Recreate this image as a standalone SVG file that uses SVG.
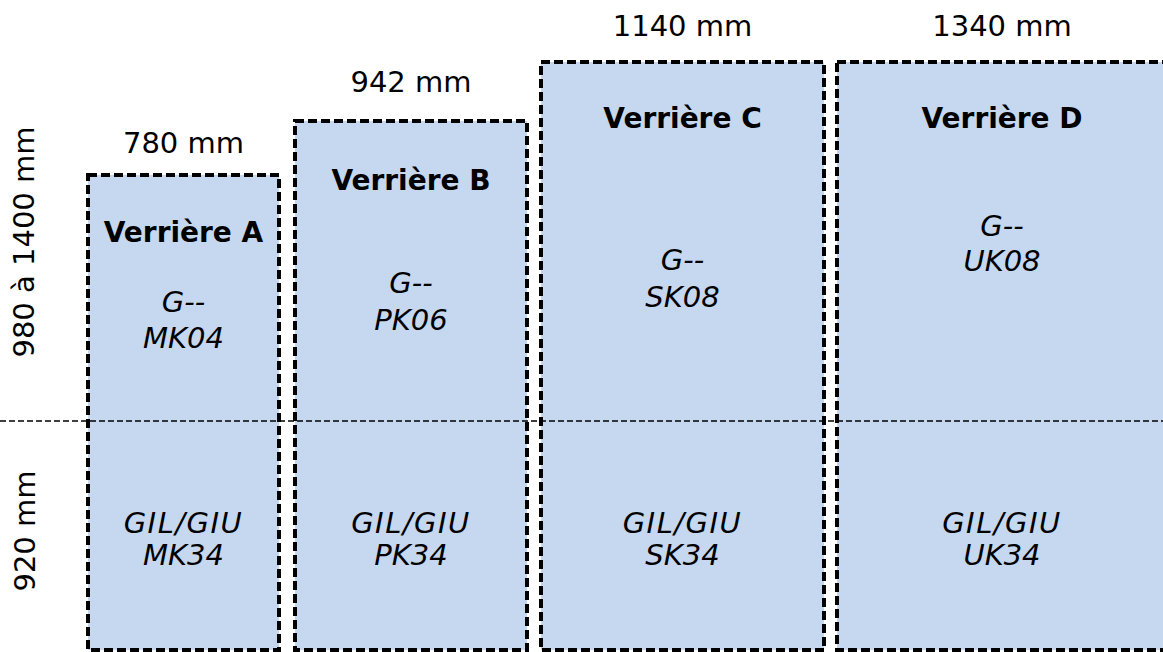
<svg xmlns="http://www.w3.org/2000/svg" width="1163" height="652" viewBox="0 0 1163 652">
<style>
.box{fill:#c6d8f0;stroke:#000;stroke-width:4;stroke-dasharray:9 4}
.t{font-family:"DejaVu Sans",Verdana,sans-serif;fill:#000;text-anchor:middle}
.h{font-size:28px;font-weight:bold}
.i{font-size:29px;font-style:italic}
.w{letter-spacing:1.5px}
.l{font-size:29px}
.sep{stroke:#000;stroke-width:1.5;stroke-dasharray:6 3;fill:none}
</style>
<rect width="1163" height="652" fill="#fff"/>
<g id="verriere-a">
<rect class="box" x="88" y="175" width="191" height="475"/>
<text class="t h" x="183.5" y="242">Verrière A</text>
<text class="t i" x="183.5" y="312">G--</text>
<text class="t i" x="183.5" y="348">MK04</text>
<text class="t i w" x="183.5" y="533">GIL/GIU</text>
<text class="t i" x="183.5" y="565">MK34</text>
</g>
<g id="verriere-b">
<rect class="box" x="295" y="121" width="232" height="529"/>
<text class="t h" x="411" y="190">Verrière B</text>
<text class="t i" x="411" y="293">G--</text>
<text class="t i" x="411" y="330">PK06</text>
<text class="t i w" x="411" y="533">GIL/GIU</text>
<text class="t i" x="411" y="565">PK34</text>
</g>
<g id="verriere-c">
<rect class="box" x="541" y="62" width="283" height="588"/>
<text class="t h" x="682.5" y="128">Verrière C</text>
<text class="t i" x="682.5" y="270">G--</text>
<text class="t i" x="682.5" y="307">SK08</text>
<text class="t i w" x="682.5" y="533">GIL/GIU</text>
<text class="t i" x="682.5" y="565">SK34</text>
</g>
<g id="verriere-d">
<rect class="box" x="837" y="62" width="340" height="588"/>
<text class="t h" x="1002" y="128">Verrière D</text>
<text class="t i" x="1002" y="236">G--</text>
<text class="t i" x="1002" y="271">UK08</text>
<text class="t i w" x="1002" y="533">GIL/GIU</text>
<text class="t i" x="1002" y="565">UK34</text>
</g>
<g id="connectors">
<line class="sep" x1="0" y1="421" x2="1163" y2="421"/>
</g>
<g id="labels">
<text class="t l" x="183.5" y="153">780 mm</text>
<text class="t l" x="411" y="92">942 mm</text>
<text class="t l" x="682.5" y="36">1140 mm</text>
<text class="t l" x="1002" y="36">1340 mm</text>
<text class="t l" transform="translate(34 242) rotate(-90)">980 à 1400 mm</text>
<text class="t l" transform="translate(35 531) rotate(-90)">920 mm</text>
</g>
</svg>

#### EXERCISE GOAL
Go through the material above and print all of it exactly, except the pictures.

#### TASK OUTPUT
Recreate this image as a standalone SVG file that uses SVG.
<svg xmlns="http://www.w3.org/2000/svg" width="1163" height="652" viewBox="0 0 1163 652">
<style>
.box{fill:#c6d8f0;stroke:#000;stroke-width:4;stroke-dasharray:9 4}
.t{font-family:"DejaVu Sans",Verdana,sans-serif;fill:#000;text-anchor:middle}
.h{font-size:28px;font-weight:bold}
.i{font-size:29px;font-style:italic}
.w{letter-spacing:1.5px}
.l{font-size:29px}
.sep{stroke:#000;stroke-width:1.5;stroke-dasharray:6 3;fill:none}
</style>
<rect width="1163" height="652" fill="#fff"/>
<g id="verriere-a">
<rect class="box" x="88" y="175" width="191" height="475"/>
<text class="t h" x="183.5" y="242">Verrière A</text>
<text class="t i" x="183.5" y="312">G--</text>
<text class="t i" x="183.5" y="348">MK04</text>
<text class="t i w" x="183.5" y="533">GIL/GIU</text>
<text class="t i" x="183.5" y="565">MK34</text>
</g>
<g id="verriere-b">
<rect class="box" x="295" y="121" width="232" height="529"/>
<text class="t h" x="411" y="190">Verrière B</text>
<text class="t i" x="411" y="293">G--</text>
<text class="t i" x="411" y="330">PK06</text>
<text class="t i w" x="411" y="533">GIL/GIU</text>
<text class="t i" x="411" y="565">PK34</text>
</g>
<g id="verriere-c">
<rect class="box" x="541" y="62" width="283" height="588"/>
<text class="t h" x="682.5" y="128">Verrière C</text>
<text class="t i" x="682.5" y="270">G--</text>
<text class="t i" x="682.5" y="307">SK08</text>
<text class="t i w" x="682.5" y="533">GIL/GIU</text>
<text class="t i" x="682.5" y="565">SK34</text>
</g>
<g id="verriere-d">
<rect class="box" x="837" y="62" width="340" height="588"/>
<text class="t h" x="1002" y="128">Verrière D</text>
<text class="t i" x="1002" y="236">G--</text>
<text class="t i" x="1002" y="271">UK08</text>
<text class="t i w" x="1002" y="533">GIL/GIU</text>
<text class="t i" x="1002" y="565">UK34</text>
</g>
<g id="connectors">
<line class="sep" x1="0" y1="421" x2="1163" y2="421"/>
</g>
<g id="labels">
<text class="t l" x="183.5" y="153">780 mm</text>
<text class="t l" x="411" y="92">942 mm</text>
<text class="t l" x="682.5" y="36">1140 mm</text>
<text class="t l" x="1002" y="36">1340 mm</text>
<text class="t l" transform="translate(34 242) rotate(-90)">980 à 1400 mm</text>
<text class="t l" transform="translate(35 531) rotate(-90)">920 mm</text>
</g>
</svg>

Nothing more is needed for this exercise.